There is nothing enlightening about shrinking

Amanda Sugden

Posted on November 16 2019

anxiety judgement oppression

 

My kids love to dress up. The more mismatched, loud and bold it is… the better- and I absolutely love it! I encourage them to dress however they want (except for the argument we had about never wearing a jumper- because Disney princesses don’t feel the cold) and to feel happy and proud about their choice. When people shake their head and say, “Did they dress themselves today?” I say yes as if it is the proudest moment of my life…because in a way it is.

 

I am so proud that my girls have the confidence to wear a mermaid tail to Coles, dress up like a bumblebee with boots on, or wear a Halloween costume in January. They don’t care about what everyone else thinks or if they are following “the dress code rules.” They wear what makes them feel happy and feel fabulous.

 

I not only feel proud, but I’m a bit in awe of their attitude to tell the truth, because deep down I want to feel like that too.

 

For most of my life I was really shy and lacked confidence. I used to go through this anxious thought process every morning before getting dressed; I would worry about what everyone else would think, would this be “approved of,” is it too nice, will I stand out or be judged? Then I would consciously choose clothes that would allow me to blend into the crowd. I didn’t want to stand out or draw attention to myself in any way. So I usually wore a plain coloured T-shirt and shorts or jeans. Definitely no patterns or bright colours that might make me stand out! It was decades of hiding and trying to blend in- wearing bland clothes, not making an effort with hair or make up because then I would be “showing off,” never wearing high heel shoes- because I might stand out with my height.

 

When I was younger, I had people who would throw judgement at me-

“Who are you dressing up for?”

“Who are you trying to impress?”

“You think you look SO good in that dress don’t you?”

“You can’t wear that to the park!”

“You can’t wear green and blue together.”

“Yellow looks terrible on you. It’s definitely not your colour.”

 

The thing that made me come out of hiding were my daughters. Seeing their confidence made me want to feel that happy and free too. I wanted to feel good about myself and make everyday flipping fantastic-not hide and hope that nobody noticed me!
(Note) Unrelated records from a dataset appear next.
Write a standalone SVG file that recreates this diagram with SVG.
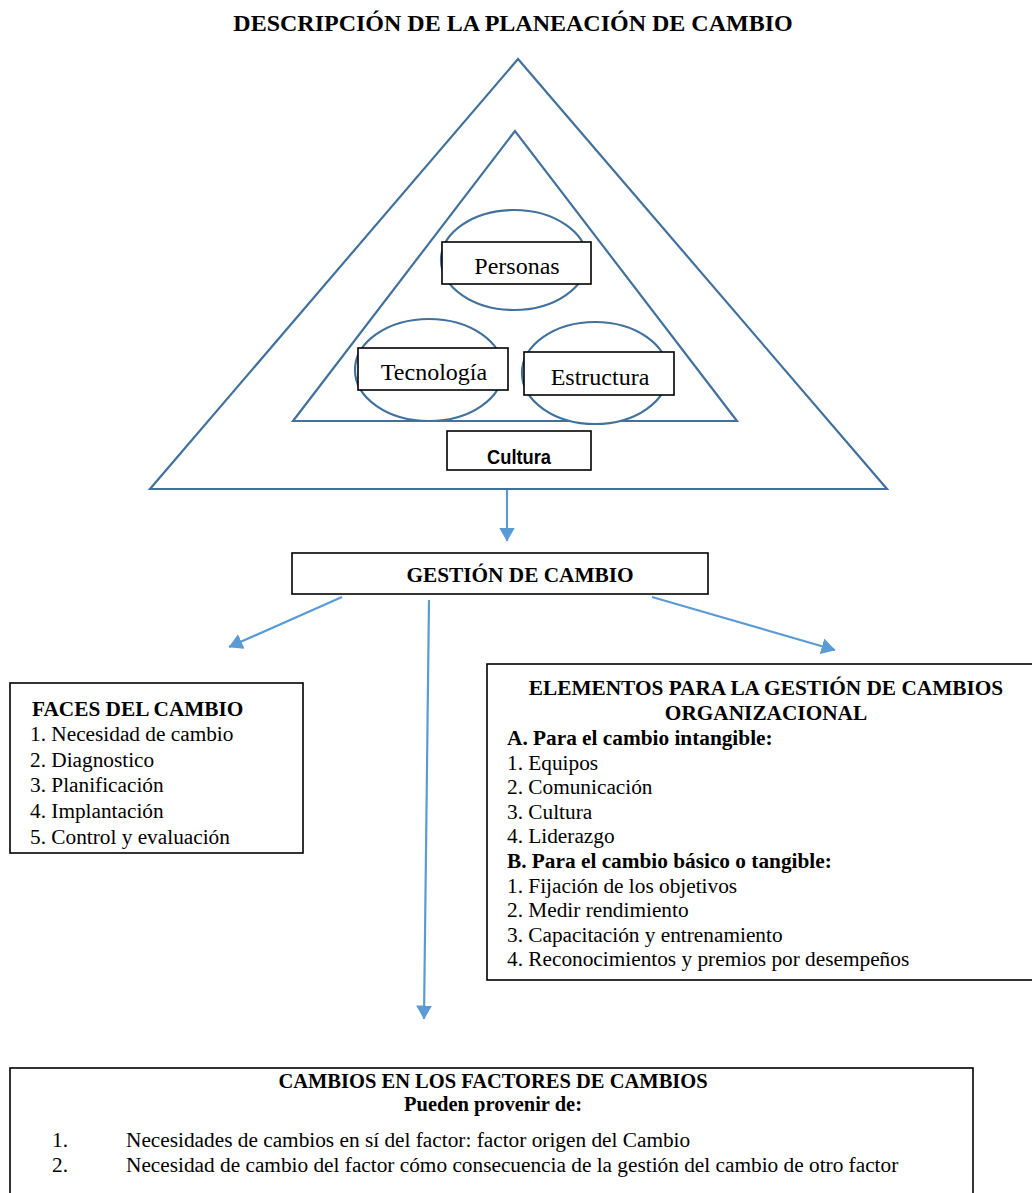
<svg xmlns="http://www.w3.org/2000/svg" width="1032" height="1193" viewBox="0 0 1032 1193">
<style>
.tri{fill:none;stroke:#41719C;stroke-width:2.2}
.ell{fill:#fff;stroke:#41719C;stroke-width:2.2}
.box{fill:#fff;stroke:#000;stroke-width:1.6}
.t{font-family:"Liberation Serif","Times New Roman",serif;font-size:21.3px;fill:#000}
.n{font-size:24px}
.h{font-size:24px}
.b{font-weight:bold}
.m{text-anchor:middle}
.s{font-family:"Liberation Sans",Arial,sans-serif;font-size:20px;font-weight:bold;fill:#000}
.arr{stroke:#5B9BD5;stroke-width:2.2;fill:none}
</style>
<defs>
<marker id="ah" viewBox="0 0 14 16" refX="13.5" refY="8" markerWidth="14" markerHeight="16" markerUnits="userSpaceOnUse" orient="auto">
<path d="M0,0 L14,8 L0,16 z" fill="#5B9BD5"/>
</marker>
</defs>
<rect width="1032" height="1193" fill="#fff"/>
<text class="t h b m" x="513" y="31">DESCRIPCIÓN DE LA PLANEACIÓN DE CAMBIO</text>
<g id="outer-triangle"><polygon class="tri" points="518,59 150,489 887,489"/></g>
<g id="inner-triangle"><polygon class="tri" points="515,131 293,421 737,421"/></g>
<g id="personas">
<ellipse class="ell" cx="514" cy="260" rx="73" ry="50"/>
<rect class="box" x="442" y="242" width="149" height="42"/>
<text class="t n m" x="517" y="274">Personas</text>
</g>
<g id="tecnologia">
<ellipse class="ell" cx="429" cy="370" rx="74" ry="51"/>
<rect class="box" x="358" y="348" width="150" height="42"/>
<text class="t n m" x="434" y="380">Tecnología</text>
</g>
<g id="estructura">
<ellipse class="ell" cx="595" cy="373" rx="73" ry="51"/>
<rect class="box" x="524" y="352" width="150" height="43"/>
<text class="t n m" x="600" y="385">Estructura</text>
</g>
<g id="cultura">
<rect class="box" x="447" y="431" width="144" height="39"/>
<text class="s" x="487" y="464" textLength="64" lengthAdjust="spacingAndGlyphs">Cultura</text>
</g>
<g id="gestion">
<rect class="box" x="292" y="553" width="416" height="41"/>
<text class="t b m" x="520" y="582">GESTIÓN DE CAMBIO</text>
</g>
<g id="faces">
<rect class="box" x="10" y="683" width="293" height="170"/>
<text class="t b" x="32" y="716">FACES DEL CAMBIO</text>
<text class="t" x="30" y="741">1. Necesidad de cambio</text>
<text class="t" x="30" y="767">2. Diagnostico</text>
<text class="t" x="30" y="792">3. Planificación</text>
<text class="t" x="30" y="818">4. Implantación</text>
<text class="t" x="30" y="844">5. Control y evaluación</text>
</g>
<g id="elementos">
<rect class="box" x="487" y="664" width="548" height="316"/>
<text class="t b m" x="766" y="695">ELEMENTOS PARA LA GESTIÓN DE CAMBIOS</text>
<text class="t b m" x="766" y="720">ORGANIZACIONAL</text>
<text class="t b" x="507" y="745">A. Para el cambio intangible:</text>
<text class="t" x="507" y="770">1. Equipos</text>
<text class="t" x="507" y="794">2. Comunicación</text>
<text class="t" x="507" y="819">3. Cultura</text>
<text class="t" x="507" y="843">4. Liderazgo</text>
<text class="t b" x="507" y="868">B. Para el cambio básico o tangible:</text>
<text class="t" x="507" y="893">1. Fijación de los objetivos</text>
<text class="t" x="507" y="917">2. Medir rendimiento</text>
<text class="t" x="507" y="942">3. Capacitación y entrenamiento</text>
<text class="t" x="507" y="966">4. Reconocimientos y premios por desempeños</text>
</g>
<g id="factores">
<rect class="box" x="10" y="1068" width="963" height="140"/>
<text class="t b m" x="493" y="1088" style="font-size:20.5px">CAMBIOS EN LOS FACTORES DE CAMBIOS</text>
<text class="t b m" x="493" y="1111" style="font-size:20.5px">Pueden provenir de:</text>
<text class="t" x="52" y="1147">1.</text>
<text class="t" x="126" y="1147">Necesidades de cambios en sí del factor: factor origen del Cambio</text>
<text class="t" x="52" y="1172">2.</text>
<text class="t" x="126" y="1172">Necesidad de cambio del factor cómo consecuencia de la gestión del cambio de otro factor</text>
</g>
<g id="connectors">
<line class="arr" x1="507" y1="490" x2="507" y2="541" marker-end="url(#ah)"/>
<line class="arr" x1="342" y1="597" x2="229" y2="647" marker-end="url(#ah)"/>
<line class="arr" x1="429" y1="600" x2="424" y2="1019" marker-end="url(#ah)"/>
<line class="arr" x1="652" y1="597" x2="835" y2="650" marker-end="url(#ah)"/>
</g>
</svg>
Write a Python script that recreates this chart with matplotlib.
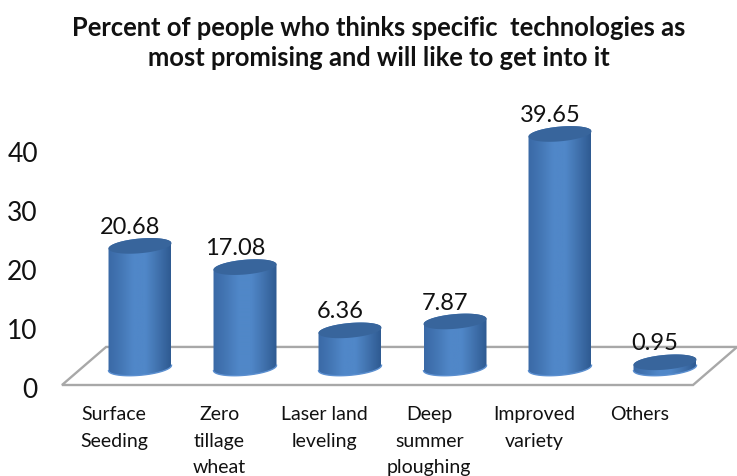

I gifted all of the clothes that didn’t make me feel like a million dollars to charity. They don’t have to cost a million dollars- but when I wear them I need to feel awesome. Tallulah wears the same dress to jump on the trampoline and play in the sandpit as she did to her kindy graduation. Whatever floats her boat!

 

I’m still learning from my very wise kids every day. After so long “in hiding” I’m still getting comfortable at being “seen” and accepting compliments from others. I still have those days when I slip into doubt and judgement- but I know that me playing small isn’t going to change the world. We all have a purpose, a gift to bring to this world, and if more of us let our light shine- then we will give permission to others to do the same. How awesome is that?  

 

A few years ago I stumbled across the following words and it changed my life. If you haven’t seen it before I hope it changes yours too, and if you have seen it- what a glorious reminder.

 

“Our deepest fear is not that we are inadequate. Our deepest fear is that we are powerful beyond measure. It is our light, not our darkness that most frightens us. We ask ourselves, ‘Who am I to be brilliant, gorgeous, talented, fabulous?’ Actually, who are you not to be? Your playing small does not serve the world. There is nothing enlightening about shrinking so that other people won’t feel insecure around you. We are all meant to shine, as children do. It is not just in some of us; it’s in everyone. And as we let our light shine, we unconsciously give other people permission to do the same. As we are liberated from our own fear, our presence automatically liberates others.”